Een tweede verhaallijn uit de structuurschets Berendrecht - Zandvliet.
De open ruimte slibt steeds verder dicht.
De laatste mogelijkheden in de woongebieden worden uitgeput met klassieke gezinswoningen op individuele kavels of een verkaveling met twee onder een kap. De in onbruik geraakte hoeves worden verbouwd tot landelijke villa’s of worden vervangen door een kleine verkaveling.
Nieuwe voorzieningen worden ingepast op willekeurige kavels, met meer versnippering en parkeeroverlast tot gevolg.
De kleine en middelgrote ondernemingen blijven in de dorpen, maar ze kunnen niet groeien.
Het historisch karakter en het landschap vormen het kapitaal van de dorpen. De stallen, schuren en boerenhuizen zijn verbonden met de geschiedenis van dit landschap en moeten zo goed mogelijk bewaard worden en hun poortfunctie naar het landschap behouden.
Om het residentieel aanbod te diversifiëren mag er nog gebouwd worden binnen de landschapskamers (= de open ruimte tussen woningen), op voorwaarde dat er gekozen wordt voor nieuwe woonvormen die het kamerlandschap versterken en een zekere mate van collectiviteit (gezamenlijk gebruik) in zich dragen.
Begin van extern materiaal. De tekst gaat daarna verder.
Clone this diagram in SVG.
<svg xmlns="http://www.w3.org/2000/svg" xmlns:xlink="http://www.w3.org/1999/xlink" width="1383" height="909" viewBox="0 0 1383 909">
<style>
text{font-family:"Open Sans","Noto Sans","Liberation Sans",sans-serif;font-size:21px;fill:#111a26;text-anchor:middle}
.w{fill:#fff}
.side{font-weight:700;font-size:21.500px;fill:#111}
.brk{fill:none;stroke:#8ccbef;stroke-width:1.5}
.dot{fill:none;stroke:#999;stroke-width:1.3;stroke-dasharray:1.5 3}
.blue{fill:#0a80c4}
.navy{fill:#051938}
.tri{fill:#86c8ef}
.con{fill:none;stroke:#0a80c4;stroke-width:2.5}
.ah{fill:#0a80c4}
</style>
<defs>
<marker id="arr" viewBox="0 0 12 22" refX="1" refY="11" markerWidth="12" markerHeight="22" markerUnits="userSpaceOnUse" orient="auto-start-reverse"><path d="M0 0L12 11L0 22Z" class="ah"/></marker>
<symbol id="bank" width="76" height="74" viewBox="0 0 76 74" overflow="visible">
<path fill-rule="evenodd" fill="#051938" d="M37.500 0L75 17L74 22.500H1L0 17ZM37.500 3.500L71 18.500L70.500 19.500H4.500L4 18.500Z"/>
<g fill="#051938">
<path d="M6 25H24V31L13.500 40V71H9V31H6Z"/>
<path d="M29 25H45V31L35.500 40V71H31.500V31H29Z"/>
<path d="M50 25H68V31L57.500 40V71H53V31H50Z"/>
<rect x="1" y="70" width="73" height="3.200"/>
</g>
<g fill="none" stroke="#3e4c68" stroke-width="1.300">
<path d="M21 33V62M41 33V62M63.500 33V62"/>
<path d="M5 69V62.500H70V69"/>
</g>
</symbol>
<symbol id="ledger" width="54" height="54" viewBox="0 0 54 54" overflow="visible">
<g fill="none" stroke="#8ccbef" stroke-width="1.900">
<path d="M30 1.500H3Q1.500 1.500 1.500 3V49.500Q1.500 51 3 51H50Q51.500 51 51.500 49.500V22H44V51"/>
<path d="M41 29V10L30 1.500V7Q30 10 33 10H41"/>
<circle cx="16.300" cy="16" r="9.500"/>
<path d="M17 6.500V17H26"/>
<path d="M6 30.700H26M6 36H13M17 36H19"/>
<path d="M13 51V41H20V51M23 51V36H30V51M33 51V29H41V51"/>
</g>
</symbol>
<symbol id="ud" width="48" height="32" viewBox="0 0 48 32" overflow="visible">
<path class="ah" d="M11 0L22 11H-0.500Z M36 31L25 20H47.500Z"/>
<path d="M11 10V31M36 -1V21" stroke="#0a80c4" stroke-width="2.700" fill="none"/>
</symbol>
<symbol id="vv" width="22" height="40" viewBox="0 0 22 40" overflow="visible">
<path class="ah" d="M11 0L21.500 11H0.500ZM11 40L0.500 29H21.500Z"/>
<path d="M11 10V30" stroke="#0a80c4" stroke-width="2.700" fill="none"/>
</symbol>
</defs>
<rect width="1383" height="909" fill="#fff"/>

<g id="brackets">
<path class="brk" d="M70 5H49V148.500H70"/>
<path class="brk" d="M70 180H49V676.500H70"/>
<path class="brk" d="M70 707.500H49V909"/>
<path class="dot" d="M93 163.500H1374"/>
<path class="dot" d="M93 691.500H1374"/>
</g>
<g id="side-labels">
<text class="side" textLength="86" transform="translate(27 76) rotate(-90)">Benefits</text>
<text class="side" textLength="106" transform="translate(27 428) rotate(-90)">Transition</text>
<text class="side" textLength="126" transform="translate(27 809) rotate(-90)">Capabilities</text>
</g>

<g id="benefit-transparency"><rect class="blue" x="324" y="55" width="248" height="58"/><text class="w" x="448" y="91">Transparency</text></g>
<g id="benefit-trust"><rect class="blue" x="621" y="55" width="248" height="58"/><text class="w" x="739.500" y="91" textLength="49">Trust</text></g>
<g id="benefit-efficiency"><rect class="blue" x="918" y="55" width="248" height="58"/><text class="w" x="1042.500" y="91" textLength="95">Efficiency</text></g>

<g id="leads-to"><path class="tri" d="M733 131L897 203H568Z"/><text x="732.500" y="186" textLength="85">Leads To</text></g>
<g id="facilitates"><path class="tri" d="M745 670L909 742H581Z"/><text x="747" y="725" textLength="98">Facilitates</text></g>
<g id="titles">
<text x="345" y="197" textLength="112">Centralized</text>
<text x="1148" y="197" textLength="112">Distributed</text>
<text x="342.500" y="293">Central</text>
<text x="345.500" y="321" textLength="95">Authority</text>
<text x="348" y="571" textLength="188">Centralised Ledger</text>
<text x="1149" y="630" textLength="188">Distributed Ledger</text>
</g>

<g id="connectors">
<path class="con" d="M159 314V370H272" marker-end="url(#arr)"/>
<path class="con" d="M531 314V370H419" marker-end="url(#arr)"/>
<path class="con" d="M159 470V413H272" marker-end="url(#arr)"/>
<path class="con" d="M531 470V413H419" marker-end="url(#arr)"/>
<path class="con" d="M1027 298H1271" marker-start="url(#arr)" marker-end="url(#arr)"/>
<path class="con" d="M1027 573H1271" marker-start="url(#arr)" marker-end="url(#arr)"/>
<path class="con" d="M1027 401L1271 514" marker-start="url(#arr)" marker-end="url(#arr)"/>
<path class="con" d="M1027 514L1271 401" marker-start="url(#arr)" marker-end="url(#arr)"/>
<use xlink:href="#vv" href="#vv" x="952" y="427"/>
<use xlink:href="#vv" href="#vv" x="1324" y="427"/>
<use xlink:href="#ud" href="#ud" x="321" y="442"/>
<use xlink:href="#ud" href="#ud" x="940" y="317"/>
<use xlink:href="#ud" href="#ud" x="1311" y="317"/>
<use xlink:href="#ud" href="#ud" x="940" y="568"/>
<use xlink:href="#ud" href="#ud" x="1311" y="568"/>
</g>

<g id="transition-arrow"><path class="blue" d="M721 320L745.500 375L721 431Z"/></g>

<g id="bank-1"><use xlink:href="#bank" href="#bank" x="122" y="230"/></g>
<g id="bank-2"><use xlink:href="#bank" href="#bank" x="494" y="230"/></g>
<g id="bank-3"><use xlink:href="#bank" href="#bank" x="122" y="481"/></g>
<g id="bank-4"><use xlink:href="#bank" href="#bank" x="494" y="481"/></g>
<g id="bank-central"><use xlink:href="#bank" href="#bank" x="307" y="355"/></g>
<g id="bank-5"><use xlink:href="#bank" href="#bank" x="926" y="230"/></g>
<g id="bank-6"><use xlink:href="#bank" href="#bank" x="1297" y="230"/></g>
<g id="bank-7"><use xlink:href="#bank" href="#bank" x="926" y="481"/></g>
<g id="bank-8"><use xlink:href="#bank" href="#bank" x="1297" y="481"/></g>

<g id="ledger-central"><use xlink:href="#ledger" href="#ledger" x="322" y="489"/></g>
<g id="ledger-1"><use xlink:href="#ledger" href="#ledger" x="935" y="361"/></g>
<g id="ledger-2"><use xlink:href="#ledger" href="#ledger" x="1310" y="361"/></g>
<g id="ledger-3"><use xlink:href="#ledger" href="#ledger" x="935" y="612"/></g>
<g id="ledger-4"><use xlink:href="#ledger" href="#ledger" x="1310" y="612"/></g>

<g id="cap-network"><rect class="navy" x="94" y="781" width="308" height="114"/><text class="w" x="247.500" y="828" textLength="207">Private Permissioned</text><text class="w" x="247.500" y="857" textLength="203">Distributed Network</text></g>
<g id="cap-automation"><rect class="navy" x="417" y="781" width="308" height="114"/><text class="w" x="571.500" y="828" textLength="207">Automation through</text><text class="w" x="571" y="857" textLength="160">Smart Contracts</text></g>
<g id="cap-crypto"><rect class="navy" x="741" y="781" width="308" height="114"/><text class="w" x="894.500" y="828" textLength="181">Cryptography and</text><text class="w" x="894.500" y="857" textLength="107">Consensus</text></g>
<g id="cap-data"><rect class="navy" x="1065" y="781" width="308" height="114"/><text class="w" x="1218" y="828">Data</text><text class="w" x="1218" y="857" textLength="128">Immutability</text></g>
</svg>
Nieuwe functies die mensen samen kunnen gebruiken worden ingeplant bij de bestaande voorzieningen. Dit levert voordelen op naar bereikbaarheid en het delen van infrastructuur en zorgt ervoor dat de bestaande kernen zich kunnen vernieuwen.
De bestaande zachte paden kunnen door het herstellen van de ontbrekende verbindingen uitgebouwd worden tot een sterk netwerk voor traag verkeer (fietsers, wandelaars, ruiters). De vele open ruimtes langs het netwerk kunnen mits enkele kleine ingrepen aantrekkelijker gemaakt worden om te bewegen en te ravotten.
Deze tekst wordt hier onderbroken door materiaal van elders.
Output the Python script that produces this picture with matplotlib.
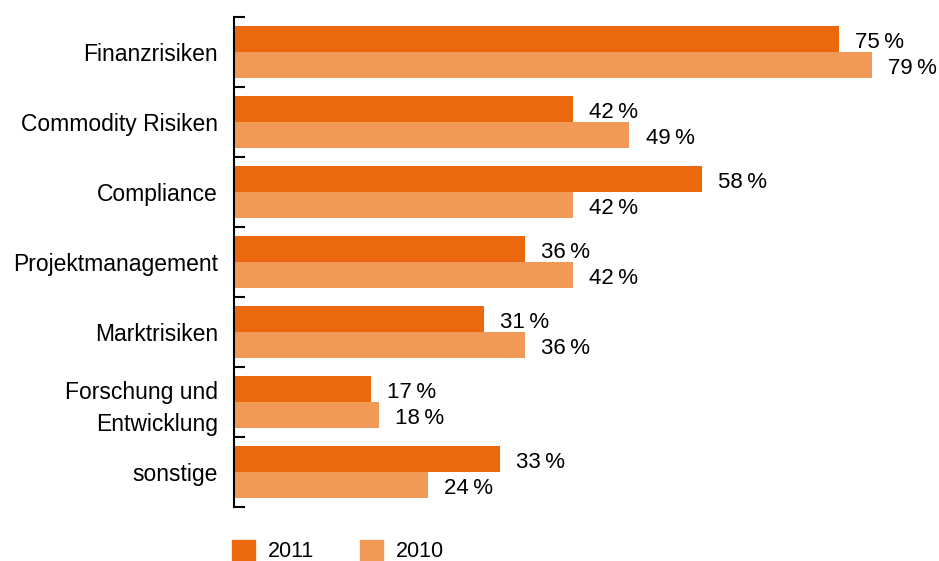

Het parkeren wordt gegroepeerd om de parkeerdruk in smalle straten te verlichten. Hiervoor wordt zoveel mogelijk gebruik gemaakt van al bestaande infrastructuur.
Ondernemen binnen de dorpen moet ruimte krijgen. Voor de ontwikkeling van een KMO-zone kan er ook samenwerking gezocht worden met een buurgemeente.